> What to produce
Leave the pictures out. Return all other data exactly.

> Source material
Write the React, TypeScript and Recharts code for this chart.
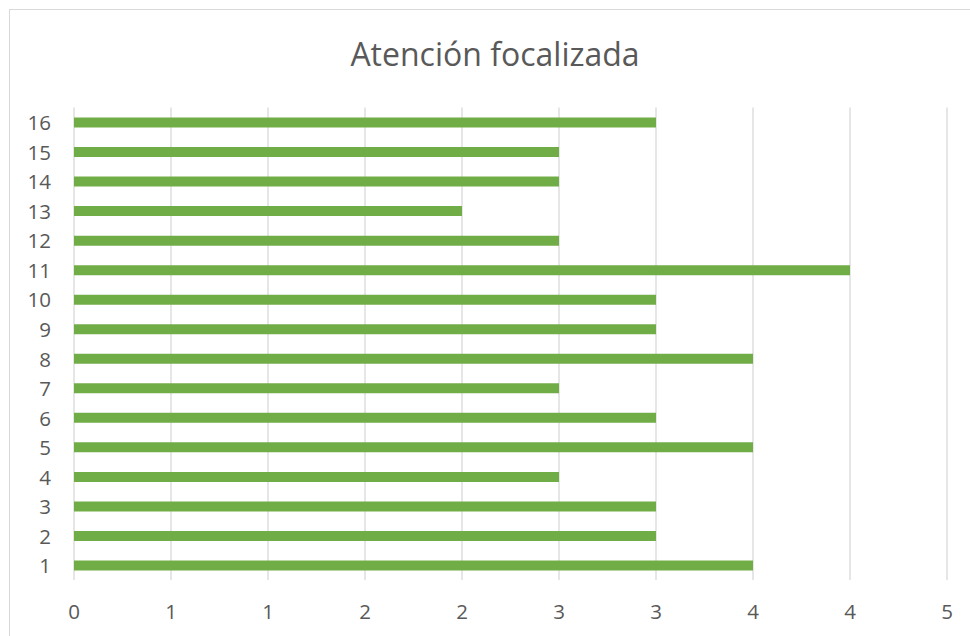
import { Bar, BarChart, CartesianGrid, XAxis, YAxis } from "recharts";

const categories = ["1", "2", "3", "4", "5", "6", "7", "8", "9", "10", "11", "12", "13", "14", "15", "16"];
const values = [3.5, 3, 3, 2.5, 3.5, 3, 2.5, 3.5, 3, 3, 4, 2.5, 2, 2.5, 2.5, 3];
const xTicks = [0, 0.5, 1, 1.5, 2, 2.5, 3, 3.5, 4, 4.5];
const xTickLabels = ["0", "1", "1", "2", "2", "3", "3", "4", "4", "5"];

const data = categories.map((name, i) => ({ name, value: values[i] }));

const FONT = "'Open Sans', 'Liberation Sans', sans-serif";
const TEXT = "#595959";
const TICK_SIZE = 20.5;

const XTick = (props: any) => {
  const { x, y, payload } = props;
  return (
    <text x={x} y={y + 14} textAnchor="middle" fill={TEXT} fontSize={TICK_SIZE} fontFamily={FONT}>
      {xTickLabels[xTicks.indexOf(payload.value)] ?? String(payload.value)}
    </text>
  );
};

const YTick = (props: any) => {
  const { x, y, payload } = props;
  return (
    <text x={x} y={y + 8} textAnchor="end" fill={TEXT} fontSize={TICK_SIZE} fontFamily={FONT}>
      {payload.value}
    </text>
  );
};

export default function App() {
  return (
    <div
      style={{
        position: "fixed",
        left: 0,
        top: 0,
        width: 970,
        height: 636,
        overflow: "hidden",
        background: "#fff",
      }}
    >
      <div
        style={{
          position: "absolute",
          left: 9,
          top: 9,
          width: 972,
          height: 650,
          border: "1px solid #d9d9d9",
          boxSizing: "border-box",
          background: "#fff",
        }}
      >
        <div
          style={{
            position: "absolute",
            left: 0,
            top: 24,
            width: 970,
            textAlign: "center",
            fontFamily: FONT,
            fontSize: 32,
            lineHeight: "40px",
            color: TEXT,
          }}
        >
          Atención focalizada
        </div>
        <BarChart
          width={970}
          height={640}
          data={data}
          layout="vertical"
          margin={{ top: 97.5, right: 33, bottom: 10, left: 0 }}
          barSize={10}
        >
          <CartesianGrid horizontal={false} stroke="#d9d9d9" strokeWidth={1.3} />
          <XAxis
            type="number"
            domain={[0, 4.5]}
            ticks={xTicks}
            interval={0}
            axisLine={false}
            tickLine={false}
            tickSize={0}
            tickMargin={25}
            height={60}
            tick={<XTick />}
          />
          <YAxis
            type="category"
            dataKey="name"
            reversed
            width={64}
            axisLine={false}
            tickLine={false}
            tickSize={0}
            tickMargin={23}
            interval={0}
            tick={<YTick />}
          />
          <Bar dataKey="value" fill="#70ad47" isAnimationActive={false} />
        </BarChart>
      </div>
    </div>
  );
}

> Task output
Write the React, TypeScript and Recharts code for this chart.
import { Bar, BarChart, CartesianGrid, XAxis, YAxis } from "recharts";

const categories = ["1", "2", "3", "4", "5", "6", "7", "8", "9", "10", "11", "12", "13", "14", "15", "16"];
const values = [3.5, 3, 3, 2.5, 3.5, 3, 2.5, 3.5, 3, 3, 4, 2.5, 2, 2.5, 2.5, 3];
const xTicks = [0, 0.5, 1, 1.5, 2, 2.5, 3, 3.5, 4, 4.5];
const xTickLabels = ["0", "1", "1", "2", "2", "3", "3", "4", "4", "5"];

const data = categories.map((name, i) => ({ name, value: values[i] }));

const FONT = "'Open Sans', 'Liberation Sans', sans-serif";
const TEXT = "#595959";
const TICK_SIZE = 20.5;

const XTick = (props: any) => {
  const { x, y, payload } = props;
  return (
    <text x={x} y={y + 14} textAnchor="middle" fill={TEXT} fontSize={TICK_SIZE} fontFamily={FONT}>
      {xTickLabels[xTicks.indexOf(payload.value)] ?? String(payload.value)}
    </text>
  );
};

const YTick = (props: any) => {
  const { x, y, payload } = props;
  return (
    <text x={x} y={y + 8} textAnchor="end" fill={TEXT} fontSize={TICK_SIZE} fontFamily={FONT}>
      {payload.value}
    </text>
  );
};

export default function App() {
  return (
    <div
      style={{
        position: "fixed",
        left: 0,
        top: 0,
        width: 970,
        height: 636,
        overflow: "hidden",
        background: "#fff",
      }}
    >
      <div
        style={{
          position: "absolute",
          left: 9,
          top: 9,
          width: 972,
          height: 650,
          border: "1px solid #d9d9d9",
          boxSizing: "border-box",
          background: "#fff",
        }}
      >
        <div
          style={{
            position: "absolute",
            left: 0,
            top: 24,
            width: 970,
            textAlign: "center",
            fontFamily: FONT,
            fontSize: 32,
            lineHeight: "40px",
            color: TEXT,
          }}
        >
          Atención focalizada
        </div>
        <BarChart
          width={970}
          height={640}
          data={data}
          layout="vertical"
          margin={{ top: 97.5, right: 33, bottom: 10, left: 0 }}
          barSize={10}
        >
          <CartesianGrid horizontal={false} stroke="#d9d9d9" strokeWidth={1.3} />
          <XAxis
            type="number"
            domain={[0, 4.5]}
            ticks={xTicks}
            interval={0}
            axisLine={false}
            tickLine={false}
            tickSize={0}
            tickMargin={25}
            height={60}
            tick={<XTick />}
          />
          <YAxis
            type="category"
            dataKey="name"
            reversed
            width={64}
            axisLine={false}
            tickLine={false}
            tickSize={0}
            tickMargin={23}
            interval={0}
            tick={<YTick />}
          />
          <Bar dataKey="value" fill="#70ad47" isAnimationActive={false} />
        </BarChart>
      </div>
    </div>
  );
}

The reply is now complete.